** Begin EXTRACTED INFORMATION **
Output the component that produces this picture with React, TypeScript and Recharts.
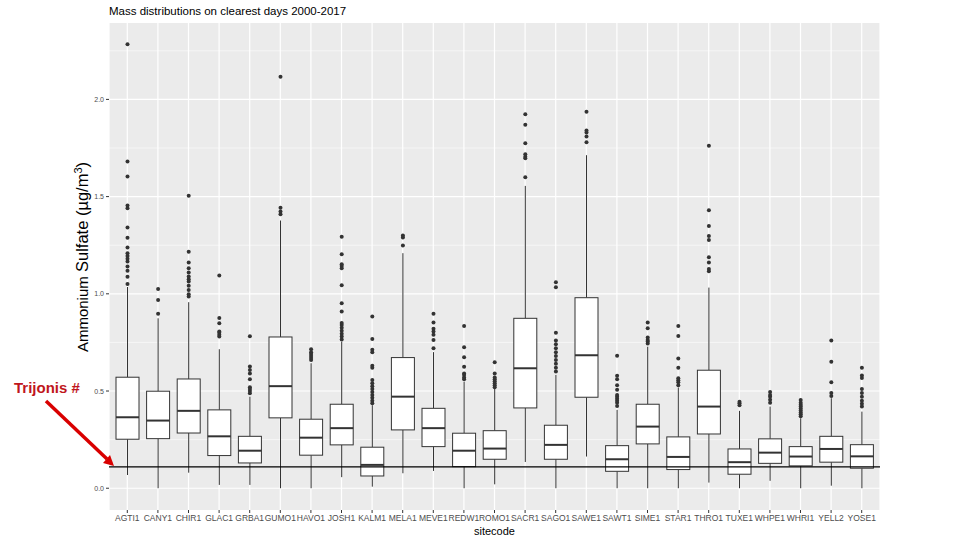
import { ComposedChart, Bar, XAxis, YAxis, CartesianGrid, ReferenceLine } from "recharts";

const sites = [
  "AGTI1", "CANY1", "CHIR1", "GLAC1", "GRBA1", "GUMO1", "HAVO1", "JOSH1", "KALM1",
  "MELA1", "MEVE1", "REDW1", "ROMO1", "SACR1", "SAGO1", "SAWE1", "SAWT1", "SIME1",
  "STAR1", "THRO1", "TUXE1", "WHPE1", "WHRI1", "YELL2", "YOSE1",
];

const lowWhisker = [
  0.068, 0.0, 0.08, 0.017, 0.017, 0.0, 0.0, 0.057, 0.008, 0.077, 0.089, 0.0, 0.02,
  0.135, 0.0, 0.163, 0.0, 0.0, 0.0, 0.029, 0.0, 0.038, 0.0, 0.013, 0.0,
];
const q1 = [
  0.252, 0.255, 0.284, 0.168, 0.13, 0.362, 0.17, 0.223, 0.063, 0.3, 0.214, 0.111, 0.149,
  0.413, 0.149, 0.468, 0.087, 0.228, 0.096, 0.279, 0.072, 0.128, 0.115, 0.134, 0.103,
];
const median = [
  0.365, 0.348, 0.398, 0.267, 0.193, 0.525, 0.26, 0.309, 0.12, 0.471, 0.309, 0.193, 0.204,
  0.617, 0.223, 0.684, 0.149, 0.317, 0.161, 0.42, 0.134, 0.183, 0.163, 0.202, 0.164,
];
const q3 = [
  0.571, 0.499, 0.562, 0.403, 0.267, 0.778, 0.355, 0.432, 0.211, 0.672, 0.411, 0.283, 0.296,
  0.874, 0.324, 0.98, 0.219, 0.432, 0.264, 0.607, 0.202, 0.254, 0.214, 0.267, 0.224,
];
const highWhisker = [
  1.035, 0.874, 0.957, 0.715, 0.471, 1.377, 0.643, 0.754, 0.427, 1.209, 0.7, 0.548, 0.514,
  1.555, 0.583, 1.713, 0.403, 0.728, 0.518, 1.032, 0.398, 0.42, 0.36, 0.463, 0.394,
];
const outliers: number[][] = [
  [1.051, 1.088, 1.119, 1.14, 1.166, 1.18, 1.195, 1.209, 1.238, 1.289, 1.341, 1.44, 1.454, 1.603, 1.68, 2.284],
  [0.897, 0.968, 1.025],
  [0.986, 0.998, 1.02, 1.041, 1.063, 1.075, 1.089, 1.109, 1.132, 1.161, 1.216, 1.505],
  [0.78, 0.79, 0.8, 0.806, 0.849, 0.876, 1.094],
  [0.489, 0.5, 0.51, 0.52, 0.561, 0.59, 0.608, 0.626, 0.782],
  [1.409, 1.423, 1.443, 2.116],
  [0.66, 0.67, 0.68, 0.69, 0.7, 0.715],
  [0.765, 0.78, 0.795, 0.81, 0.825, 0.84, 0.85, 0.909, 0.951, 1.044, 1.132, 1.143, 1.152, 1.203, 1.293],
  [0.437, 0.45, 0.465, 0.48, 0.495, 0.51, 0.525, 0.54, 0.557, 0.62, 0.63, 0.7, 0.712, 0.768, 0.883],
  [1.248, 1.29, 1.3],
  [0.72, 0.763, 0.79, 0.806, 0.82, 0.852, 0.897],
  [0.56, 0.57, 0.583, 0.59, 0.625, 0.674, 0.725, 0.835],
  [0.52, 0.53, 0.54, 0.55, 0.56, 0.57, 0.59, 0.648],
  [1.6, 1.697, 1.705, 1.718, 1.775, 1.869, 1.924],
  [0.6, 0.62, 0.64, 0.66, 0.68, 0.7, 0.72, 0.74, 0.76, 0.8, 1.034, 1.06],
  [1.78, 1.809, 1.83, 1.84, 1.936],
  [0.423, 0.44, 0.45, 0.46, 0.47, 0.48, 0.506, 0.53, 0.56, 0.578, 0.682],
  [0.745, 0.755, 0.763, 0.775, 0.823, 0.852],
  [0.53, 0.545, 0.556, 0.566, 0.62, 0.667, 0.783, 0.835],
  [1.116, 1.127, 1.161, 1.188, 1.277, 1.298, 1.349, 1.43, 1.761],
  [0.427, 0.437, 0.445],
  [0.44, 0.455, 0.47, 0.48, 0.495],
  [0.37, 0.38, 0.39, 0.4, 0.41, 0.42, 0.43, 0.44, 0.454],
  [0.475, 0.49, 0.545, 0.65, 0.76],
  [0.42, 0.435, 0.45, 0.47, 0.49, 0.51, 0.567, 0.58, 0.62],
];

const trijonis = 0.11;
const majorTicks = [0, 0.5, 1, 1.5, 2];
const minorTicks = [0.25, 0.75, 1.25, 1.75, 2.25];

const data = sites.map((site, i) => ({
  site,
  range: [lowWhisker[i], highWhisker[i]],
  lo: lowWhisker[i],
  q1: q1[i],
  med: median[i],
  q3: q3[i],
  hi: highWhisker[i],
  out: outliers[i],
}));

const INK = "#333333";

// box drawn inside the whisker-range bar; inner values mapped linearly on the bar's own extent
function BoxShape(props: any) {
  const { x, y, width, height } = props;
  const d = props.payload ?? props;
  if (x == null || y == null) return null;
  const top = Math.min(y, y + height);
  const bottom = Math.max(y, y + height);
  const py = (v: number) => bottom - ((v - d.lo) / (d.hi - d.lo)) * (bottom - top);
  const cx = x + width / 2;
  return (
    <g>
      <line x1={cx} x2={cx} y1={py(d.lo)} y2={py(d.q1)} stroke={INK} strokeWidth={1} />
      <line x1={cx} x2={cx} y1={py(d.q3)} y2={py(d.hi)} stroke={INK} strokeWidth={1} />
      <rect
        x={x}
        y={py(d.q3)}
        width={width}
        height={py(d.q1) - py(d.q3)}
        fill="#ffffff"
        stroke={INK}
        strokeWidth={1}
      />
      <line x1={x} x2={x + width} y1={py(d.med)} y2={py(d.med)} stroke={INK} strokeWidth={2} />
      {d.out.map((v: number, k: number) => (
        <circle key={k} cx={cx} cy={py(v)} r={2} fill={INK} />
      ))}
    </g>
  );
}

export default function App() {
  return (
    <div style={{ position: "absolute", left: 0, top: 0, width: 960, height: 540, background: "#fff" }}>
      <ComposedChart
        width={960}
        height={540}
        data={data}
        margin={{ top: 23, right: 80, bottom: 0, left: 79 }}
      >
        <CartesianGrid
          fill="#EBEBEB"
          stroke="#FFFFFF"
          strokeWidth={1.2}
          horizontalValues={majorTicks}
        />
        <CartesianGrid
          stroke="#FFFFFF"
          strokeWidth={0.55}
          vertical={false}
          horizontalValues={minorTicks}
        />
        <XAxis
          dataKey="site"
          interval={0}
          padding={{ left: 3, right: 3 }}
          height={30}
          axisLine={false}
          tickLine={{ stroke: INK }}
          tickSize={3}
          tickMargin={2}
          tick={{ fontSize: 8.5, fill: "#4D4D4D", fontFamily: "Liberation Sans, Arial, sans-serif" }}
          label={{
            value: "sitecode",
            position: "insideBottom",
            offset: 5,
            fontSize: 11,
            fill: "#000",
            fontFamily: "Liberation Sans, Arial, sans-serif",
          }}
        />
        <YAxis
          type="number"
          domain={[-0.112, 2.393]}
          allowDataOverflow
          ticks={majorTicks}
          tickFormatter={(v: number) => v.toFixed(1)}
          width={30}
          axisLine={false}
          tickLine={{ stroke: INK }}
          tickSize={3}
          tickMargin={2}
          tick={{ fontSize: 7, fill: "#4D4D4D", fontFamily: "Liberation Sans, Arial, sans-serif" }}
        />
        <Bar dataKey="range" barSize={23} isAnimationActive={false} shape={(p: any) => <BoxShape {...p} />} />
        <ReferenceLine y={trijonis} stroke="#000" strokeWidth={1.3} zIndex={700} />
      </ComposedChart>

      <svg
        width={960}
        height={540}
        style={{ position: "absolute", left: 0, top: 0, pointerEvents: "none" }}
      >
        <text x={109} y={15} fontSize={11.5} fill="#000" fontFamily="Liberation Sans, Arial, sans-serif">
          Mass distributions on clearest days 2000-2017
        </text>
        <text
          transform="translate(88,257) rotate(-90)"
          textAnchor="middle"
          fill="#000"
          fontFamily="Liberation Sans, Arial, sans-serif"
        >
          <tspan fontSize={15}>Ammonium </tspan>
          <tspan fontSize={16.5}>Sulfate (µg/m</tspan>
          <tspan fontSize={11} dy={-6}>3</tspan>
          <tspan fontSize={16.5} dy={6}>)</tspan>
        </text>
        <text x={14} y={393} fontSize={15} fontWeight="bold" fill="#C0161C" fontFamily="Liberation Sans, Arial, sans-serif">
          Trijonis #
        </text>
        <line x1={46} y1={401} x2={107} y2={459} stroke="#D90000" strokeWidth={3.5} />
        <polygon points="114,466 103,463 110,455" fill="#D90000" />
      </svg>
    </div>
  );
}
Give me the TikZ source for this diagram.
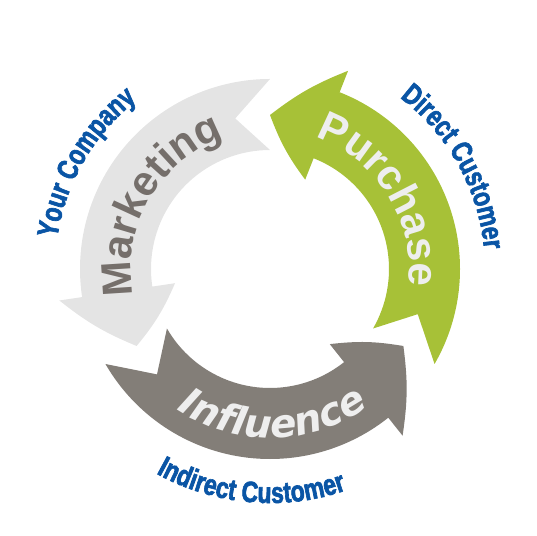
** End EXTRACTED INFORMATION **
- **CHALLENGE**
Copy out every line from the data above that has "this" in it.

- **ANSWER TO THE TASK**
Output the component that produces this picture with React, TypeScript and Recharts.
Give me the TikZ source for this diagram.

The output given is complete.